Doch noch läuft nicht alles nach seinem Plan. Die Fünf-Sterne-Bewegung und Renzis Demokratische Partei (PD) verhinderten diese Woche gemeinsam eine Debatte über den Misstrauensantrag.

Kritik an Politik der «geschlossenen Häfen»

Renzi kritisierte den bisherigen Einwanderungskurs der Regierung und Salvinis Politik der «geschlossenen Häfen». «Einen Menschen im Meer zu retten, darf kein Verbrechen sein.

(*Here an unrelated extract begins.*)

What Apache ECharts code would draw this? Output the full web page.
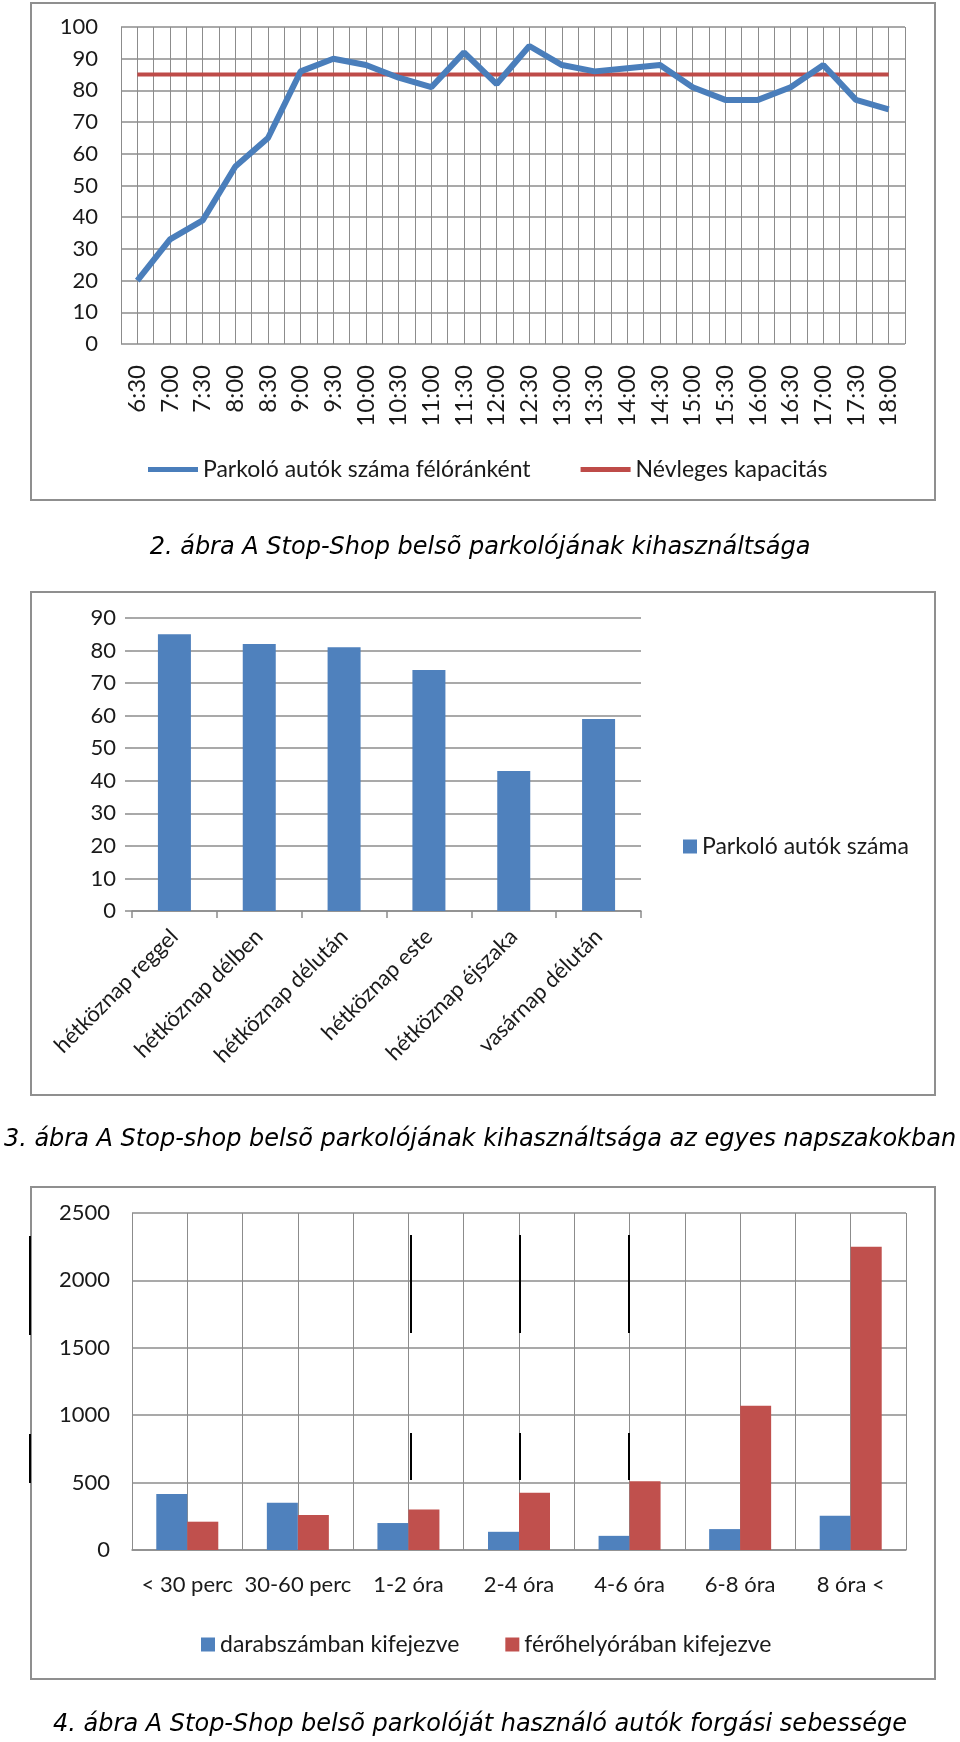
<!DOCTYPE html>
<html>
<head>
<meta charset="utf-8">
<script src="https://cdn.jsdelivr.net/npm/echarts/dist/echarts.min.js"></script>
<style>
html,body{margin:0;padding:0;background:#fff;}
#main{width:960px;height:1742px;}
</style>
</head>
<body>
<div id="main"></div>
<script>
// ---- Chart 1 data ----
const times = ['6:30','7:00','7:30','8:00','8:30','9:00','9:30','10:00','10:30','11:00','11:30','12:00',
  '12:30','13:00','13:30','14:00','14:30','15:00','15:30','16:00','16:30','17:00','17:30','18:00'];
const parkedPerHalfHour = [20,33,39,56,65,86,90,88,84,81,92,82,94,88,86,87,88,81,77,77,81,88,77,74];
const nominalCapacity = [85,85,85,85,85,85,85,85,85,85,85,85,85,85,85,85,85,85,85,85,85,85,85,85];
const yTicks1 = {min:0, max:100, step:10};

// ---- Chart 2 data ----
const periods = ['hétköznap reggel','hétköznap délben','hétköznap délután','hétköznap este','hétköznap éjszaka','vasárnap délután'];
const parkedCars = [85,82,81,74,43,59];
const yTicks2 = {min:0, max:90, step:10};

// ---- Chart 3 data ----
const durations = ['< 30 perc','30-60 perc','1-2 óra','2-4 óra','4-6 óra','6-8 óra','8 óra <'];
const countBased = [415,350,200,135,105,155,255];
const spaceHourBased = [210,260,300,425,510,1070,2250];
const yTicks3 = {min:0, max:2500, step:500};

// ---- Texts ----
const captions = [
  '2. ábra A Stop-Shop belsõ parkolójának kihasználtsága',
  '3. ábra A Stop-shop belsõ parkolójának kihasználtsága az egyes napszakokban',
  '4. ábra A Stop-Shop belsõ parkolóját használó autók forgási sebessége'
];
const seriesNames = {
  line: 'Parkoló autók száma félóránként',
  cap: 'Névleges kapacitás',
  bar2: 'Parkoló autók száma',
  cnt: 'darabszámban kifejezve',
  fh: 'férőhelyórában kifejezve'
};

const FONT = 'Lato, "Liberation Sans", sans-serif';
const CAPFONT = '"DejaVu Sans", sans-serif';
const GRID = '#8c8c8c';
const BLUE = '#4F81BD';
const RED = '#C0504D';
const TXT = '#1a1a1a';
const FS = 22;
const LFS = 23;

const chart = echarts.init(document.getElementById('main'), null, {renderer:'canvas'});

function frame(x,y,w,h){
  return {type:'rect', shape:{x:x,y:y,width:w,height:h}, style:{fill:'none', stroke:'#8f8f8f', lineWidth:2}, silent:true};
}
function blk(x,y1,y2){
  return {type:'line', shape:{x1:x,y1:y1,x2:x,y2:y2}, style:{stroke:'#000', lineWidth:2}, silent:true, z:100};
}
function cap(text,y){
  return {type:'text', x:480, y:y, style:{text:text, textAlign:'center', textVerticalAlign:'middle',
    fontSize:24, fontStyle:'italic', fontFamily:CAPFONT, fill:'#000'}, silent:true};
}
const plain = v => String(v);

const option = {
  backgroundColor:'#fff',
  animation:false,
  grid:[
    {left:121, top:27, width:784, height:317},
    {left:132, top:618, width:509, height:293},
    {left:132, top:1213, width:774, height:337}
  ],
  xAxis:[
    {type:'category', gridIndex:0, data:times, boundaryGap:true,
      axisLine:{show:false}, axisTick:{show:false}, splitLine:{show:false},
      axisLabel:{interval:0, rotate:90, margin:21, fontSize:24, fontFamily:FONT, color:TXT}},
    {type:'value', gridIndex:0, min:0, max:times.length*2, interval:1, show:true,
      axisLine:{show:false}, axisTick:{show:false}, axisLabel:{show:false},
      splitLine:{show:true, lineStyle:{color:GRID, width:1}}},
    {type:'category', gridIndex:1, data:periods, boundaryGap:true,
      axisLine:{show:true, lineStyle:{color:GRID, width:1.5}},
      axisTick:{show:true, length:7, lineStyle:{color:GRID, width:1.5}},
      axisLabel:{interval:0, rotate:45, margin:22, fontSize:FS, fontFamily:FONT, color:TXT}},
    {type:'category', gridIndex:2, data:durations, boundaryGap:true,
      axisLine:{show:true, lineStyle:{color:GRID, width:1.5}}, axisTick:{show:false},
      axisLabel:{interval:0, margin:24, fontSize:FS, fontFamily:FONT, color:TXT}},
    {type:'value', gridIndex:2, min:0, max:durations.length*2, interval:1,
      axisLine:{show:false}, axisTick:{show:false}, axisLabel:{show:false},
      splitLine:{show:true, lineStyle:{color:GRID, width:1}}}
  ],
  yAxis:[
    {type:'value', gridIndex:0, min:yTicks1.min, max:yTicks1.max, interval:yTicks1.step,
      axisLine:{show:false}, axisTick:{show:false},
      splitLine:{show:true, lineStyle:{color:GRID, width:1.5}},
      axisLabel:{margin:23, fontSize:FS, fontFamily:FONT, color:TXT, formatter:plain}},
    {type:'value', gridIndex:1, min:yTicks2.min, max:yTicks2.max, interval:yTicks2.step,
      axisLine:{show:false}, axisTick:{show:true, length:7, lineStyle:{color:GRID, width:1.5}},
      splitLine:{show:true, lineStyle:{color:GRID, width:1.5}},
      axisLabel:{margin:16, fontSize:FS, fontFamily:FONT, color:TXT, formatter:plain}},
    {type:'value', gridIndex:2, min:yTicks3.min, max:yTicks3.max, interval:yTicks3.step,
      axisLine:{show:false}, axisTick:{show:false},
      splitLine:{show:true, lineStyle:{color:GRID, width:1.5}},
      axisLabel:{margin:22, fontSize:FS, fontFamily:FONT, color:TXT, formatter:plain}}
  ],
  legend:[
    {left:143, top:453, itemGap:50, itemWidth:50, itemHeight:5, icon:'rect',
      textStyle:{fontSize:LFS, fontFamily:FONT, color:TXT},
      data:[seriesNames.line, seriesNames.cap]},
    {left:678, top:830, itemWidth:14, itemHeight:14, icon:'rect',
      textStyle:{fontSize:LFS, fontFamily:FONT, color:TXT},
      data:[seriesNames.bar2]},
    {left:196, top:1628, itemGap:46, itemWidth:14, itemHeight:14, icon:'rect',
      textStyle:{fontSize:LFS, fontFamily:FONT, color:TXT},
      data:[seriesNames.cnt, seriesNames.fh]}
  ],
  series:[
    {name:seriesNames.line, type:'line', xAxisIndex:0, yAxisIndex:0, data:parkedPerHalfHour,
      showSymbol:false, symbol:'none', lineStyle:{color:'#4A7EBB', width:6}, itemStyle:{color:'#4A7EBB'}, z:4},
    {name:seriesNames.cap, type:'line', xAxisIndex:0, yAxisIndex:0, data:nominalCapacity,
      showSymbol:false, symbol:'none', lineStyle:{color:'#BE4B48', width:4}, itemStyle:{color:'#BE4B48'}, z:3},
    {name:seriesNames.bar2, type:'bar', xAxisIndex:2, yAxisIndex:1, data:parkedCars,
      barWidth:33, itemStyle:{color:BLUE}},
    {name:seriesNames.cnt, type:'bar', xAxisIndex:3, yAxisIndex:2, data:countBased,
      barWidth:31, barGap:'0%', itemStyle:{color:BLUE}},
    {name:seriesNames.fh, type:'bar', xAxisIndex:3, yAxisIndex:2, data:spaceHourBased,
      barWidth:31, barGap:'0%', itemStyle:{color:RED}}
  ],
  graphic:[
    frame(31,3,904,497),
    frame(31,592,904,503),
    frame(31,1187,904,492),
    cap(captions[0],548),
    cap(captions[1],1140),
    cap(captions[2],1725),
    blk(30,1236,1335), blk(30,1434,1483),
    blk(411,1235,1333), blk(411,1433,1480),
    blk(520,1235,1333), blk(520,1433,1480),
    blk(629,1235,1333), blk(629,1433,1480)
  ]
};
chart.setOption(option);
</script>
</body>
</html>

Das Problem ist, dass man Afrikas Entwicklung fördern sollte», betonte Renzi.

Einen schärferen Ton schlug Ministerpräsident Conte in einem auf Facebook veröffentlichten Brief ein. Salvini konzentriere sich zwanghaft auf die Migration und reduziere das Thema auf die Formel «geschlossene Häfen».

Dies tue er nur, um als Politiker an Zustimmung zu gewinnen. «Wenn wir wirklich unsere ‹nationalen Interessen› schützen wollen, können wir uns nicht darauf beschränken, Positionen der absoluten Unnachgiebigkeit zu vertreten.»

Ein Antwortschreiben liess nicht lange auf sich warten: «Ich bekenne mich zu meiner ‹Schuld›. Zu meiner ‹Besessenheit› bei der Bekämpfung aller Arten von Straftaten, der illegalen Einwanderung miteingeschlossen», schreibt er auf Facebook.

Wie weiter?

Innerhalb der Lega kommen allmählich Bedenken zu Salvinis Neuwahlplänen zum Vorschein. Die Partei könne am Ende in der Opposition landen, warnte Staatssekretär Giancarlo Giorgetti.

Denn: Renzi bekräftigte seine Forderung nach einer Übergangsregierung aus seiner PD und der populistischen Fünf Sterne-Bewegung. Es gibt mittlerweile Annäherungen zwischen den beiden Parteien: Sie hätten rechnerisch eine Mehrheit im Unterhaus und könnten eine Regierung bilden.

Dies sei notwendig, um im Herbst den Haushaltsvoranschlag zu verabschieden. Bis Oktober muss er nämlich der EU-Kommission präsentiert werden.

Letztlich kann Staatspräsident Sergio Mattarella entscheiden, wie es in Italien politisch weitergeht. Nur er kann das Parlament auflösen und Neuwahlen anordnen. Er kann aber auch den Auftrag erteilen, ohne Neuwahl eine neue Mehrheit zu suchen und eine Regierung zu bilden.